Is Refinancing Home Equity Line Of Credit Good For You?



A home equity line of credit, or HELOC, has two stages. First is the draw period, which usually lasts 10 years but can be as long as 20 years. Monthly payments are applied only to the interest during the draw period.

After the draw period ends, the second stage begins: The HELOC goes into the amortization period when you have to pay principal as well as interest. Monthly payments go up. If you still owe a lot, the payments rise abruptly. That’s why some homeowners look for ways to refinance their HELOCs. Usually somewhere between six to 12 months before the end of the draw period, banks are beginning to reach out to clients reminding them that a decision they made 10 or 15 years ago is about to come due.

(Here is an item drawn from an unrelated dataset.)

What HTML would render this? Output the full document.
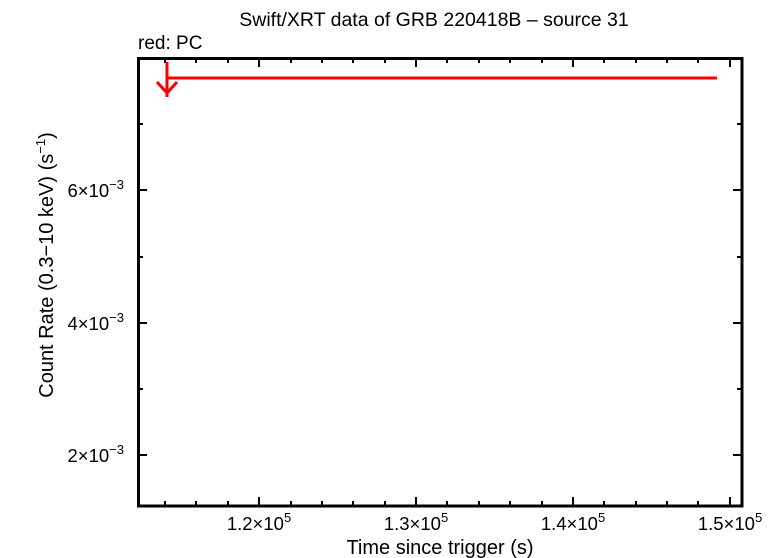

There are three options if you want to cushion the amortization period of a HELOC:
Refinance the HELOC. When you refinance a home equity line of credit, you start over with a new HELOC, with its own interest-only draw period. With this approach, you still have access to a credit line to deal with future needs. You will still have to pay off the balance someday. You should remember that most of HELOCs have variable rate, and nobody knows what rates will do in theirfuture.
Pay off the HELOC with a home equity loan. A home equity loan is for a fixed amount with a fixed rate. The payments remain the same through the life of the loan.
Refinance the HELOC and the first mortgage into a new primary mortgage. By refinancing the HELOC into a new primary mortgage, you could take advantage of a fixed interest rate that’s still low by historical standards. Consider refinancing into a 15- or 20-year mortgage to reduce total interest payments.

While interest rates on primary mortgages are favorable, you have to take higher closing costs into account when you take this approach. It’s best if you keep the house long enough for the cumulative monthly savings to outweigh the costs of refinancing.